Editeur : Actes Sud
Mia est une
poétesse new-yorkaise d’âge mûr. Mia est surtout une femme délaissée par
son mari, Boris, le temps d’une « Pause », cette pause étant une jeune
femme toute riche de ses origines françaises et de ses années en moins.
Après un passage d’internement psychiatrique pour confusion aiguë suite à
cette perte intolérable, Mia part se reconstruire le temps d’un été
dans la petite ville de Bonden, au cœur du Minesota. Elle y retrouve sa
mère, Laura, vivant dans une maison de retraite et membre active d’un
club de lecture avec d’autres dames du même âge. Cet été, elle le
passera aussi à donner cours de poésie à de jeunes adolescentes et à
faire connaissance avec une voisine, Lola, jeune mère de famille
dépassée par ses conflits de couple.
Voilà pour la trame
du récit, qui ne sera pas déroulée de façon linéaire. La chronologie
étant chose parfois abstraite et les événements pouvant se manifester
simultanément, la narratrice choisira les priorités lorsqu’elles se
présenteront.
Temps d’un été entre femmes, temps de
réflexion, Mia, l’intellectuelle, revient sur sa vie et parsème son
histoire d’écarts introspectifs toujours en lien avec ce qui le
construit : conception de l’intelligence féminine au fil des âges
(construction cérébrale, rôle social,…), plaisir sexuel chez les
femelles de toutes espèces, littérature féminine (à comprendre : écrite
par des femmes, lues par…qui ?). On pourra qualifier ce roman de
féministe, certes. Mais c’est surtout un féminisme bienveillant, visant à
mettre le doigt sur les conceptions inconscientes ayant encore parfois
la dent dure.
Que ce soit au travers de digressions
pertinentes, de correspondances avec un mystérieux M. Personne,
d’exercices poétiques proposés à ses adolescentes en construction et en
souffrance, de réflexions sur la littérature et la vie avec certaines
dames du club de lecture (dont surtout Abigail, la secrète créatrice de
broderies subversives), la narratrice amène subtilement ses idées. Elle
cite Plutarque, Socrate, évoque Kierkegaard, appelle à des théories
scientifiques passées, loue Jane Austen, cette auteure subtile et
sensible, à la fois glorifiée et décriée mais souvent snobée par le
lectorat masculin ("La vie en province, indigne d’observation ? Les
douleurs des femmes, sans importance ? Ca peut aller quand c’est
Flaubert, bien entendu. Pitié pour les idiots.").
"Les
femmes lisent des fictions écrites par des hommes et par des femmes. La
plupart des hommes, non. Si un homme ouvre un roman, il aime avoir sur
la couverture un nom masculin ; cela a quelque chose de rassurant."
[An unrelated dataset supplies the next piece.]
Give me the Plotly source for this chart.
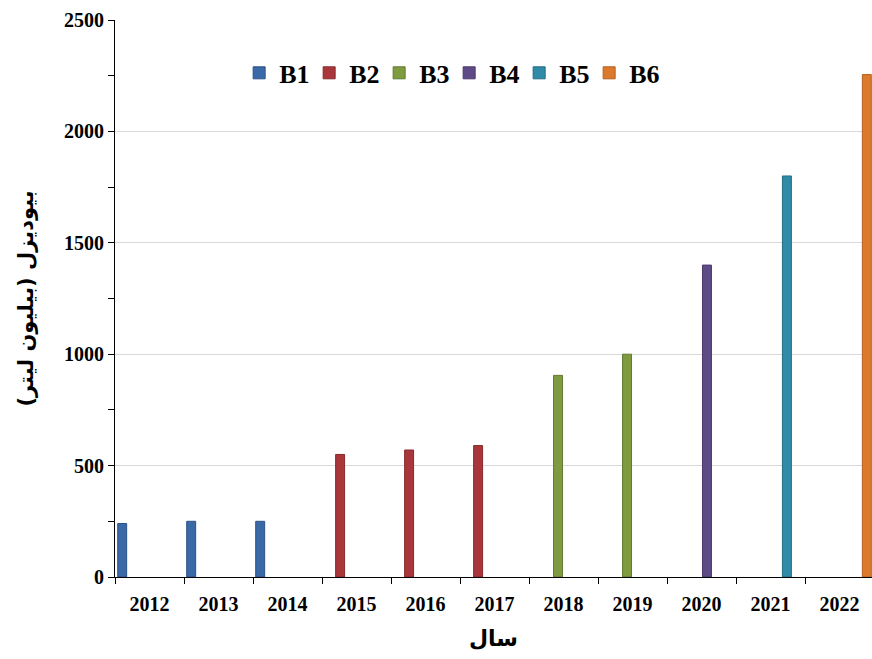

"Le temps est une question de pourcentages et de conviction à la fois.
Si à la moitié de votre vie, vous aviez six ou sept ans, l’espace de ces
années semblerait plus long que cinquante années pour un centenaire,
parce que dans l’expérience des jeunes le futur parait sans fin et
qu’ils considèrent normalement les adultes comme appartenant à une autre
espèce. Seuls les gens âgés ont accès à la brièveté de la vie."
Si
la femme est au centre de ce récit, le regard porté sur elle n’est pas
plus complaisant que sur l’homme : rivalités, faiblesses, cruautés,
parts d’ombre sont aussi au menu. Ouvrage construit et déconstruit, où
Siri Hustvedt flirte avec les limites de l’essai tout en ne négligeant rien
de la part romanesque. Peut-être un peu trop court mais passionnant.